Pour l’ordre des avocats de Paris, contrairement à ce qui était soutenu par le prévenu, c’est la société Demander Justice qui édite et lance la procédure en définitive, c’est elle qui saisit la juridiction, c’est elle qui « signe la déclaration au greffe de la juridiction car elle n’est pas signée par le client mais nécessairement par la société via un logiciel qui imite le graphisme humain » dans la mesure où la signature électronique pour la saisine des juridictions est « réservée aux seuls auxiliaires de justice et qu’un particulier ne peut pas saisir une juridiction par une signature électronique ».

Quant au CNB, il a développé les mêmes arguments et faisait état également que les sites litigieux « donnent à penser aux justiciables qu’ils ont à faire à un "quasi avocat" » et que le fait qu’ils déterminent « le tribunal compétent [au moyen d’un logiciel sous libre licence fourni par le ministère de la justice, ndlr] constitue une mission d’assistance ».

Relevant qu’il n’était pas démontré que la société Demander Justice ait plaidé ou postulé pour l’un de ses clients ni assisté ou représenté l’un d’eux à une audience, la courParis, ch. 5-12, 21 mars 2016, n° 14/04307, ministère public, Conseil national des barreaux (CNB) et Ordre des avocats de Paris c/ Jérémy Oinino. juge que son rôle est « purement matériel, permettant la transmission informatique des documents numériques à un centre de traitement postal puis, après impression et mise sous pli, leur envoi physique au greffe de la juridiction » pour confirmer la relaxe du prévenu.
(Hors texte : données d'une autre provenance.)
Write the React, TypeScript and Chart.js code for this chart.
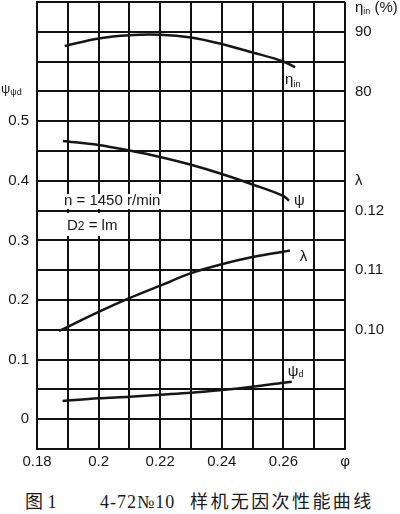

La seule mise à disposition, souligne par ailleurs la cour, de modèles type de lettres de mise en demeure, d’un logiciel libre, édité par le ministère de la justice, permettant de déterminer par défaut la juridiction territorialement compétente correspondant au domicile du défendeur, et de modèles cerfa de déclarations de saisine de juridictions, ne saurait constituer « l’assistance juridique que peut prêter un avocat à son client, à défaut de la prestation intellectuelle syllogistique consistant à analyser la situation de fait qui lui est personnelle pour y appliquer ensuite la règle de droit abstraite correspondante ».

Une grande victoire pour l'innovation face à la puissance des lobbies
Jérémy Oinino, fondateur de Demander Justice, 21 mars 2016.

Au surplus, ajoute la cour malicieusement, si la société Demander Justice — qui revendique avoir traité plus de 230 000 dossiers — fournissait de manière habituelle des consultations téléphoniques, il en résulterait « nécessairement de nombreuses plaintes pour exercice illégal de la profession d’avocat par les personnes concernées en cas d’échec de la procédure qui leur aurait été ainsi conseillée », il n'en ait rien et c’est ainsi que la cour en conclut que « la preuve de la commission par [le prévenu] du délit d’exercice illégal de la profession d’avocat n’est pas suffisamment rapportée ».

M. Oinino se réjouit de cette « grande victoire pour l’innovation face à la puissance des lobbies » et estime que « la parfaite légalité de [son] modèle ne [fait] plus de doute » mais pour le CNB, le débat est loin d’être terminé.

L’instance représentative des quelque 65 000 avocats de France critique abondamment la cour qui a fait « une mauvaise application » des dispositions relatives à la communication et à la signature électroniques, et a réduit la portée de la notion de « représentation et assistance » en justice qui va bien au-delà de ce que veut bien admettre la cour.

Le CNB indique par ailleurs que la juridiction civile est saisie de demandes distinctes et plus larges à l’encontre de la société Demander Justice (exercice illégal d’une activité de consultation juridique et de rédaction d’actes, démarchage juridique, pratiques commerciales trompeuses,...) qui devraient être tranchées en première instance au cours des prochaines semaines et dit se réserver, quant à l'arrêt critiqué, la possibilité d’introduire un pourvoi en cassation. Il ne s’avoue pas vaincu, « la partie est loin d’être gagnée pour la société Demander Justice », insiste le président de la commission Exercice du droit du CNB Didier Adjedj qui représentait le CNB devant la cour à cette occasion.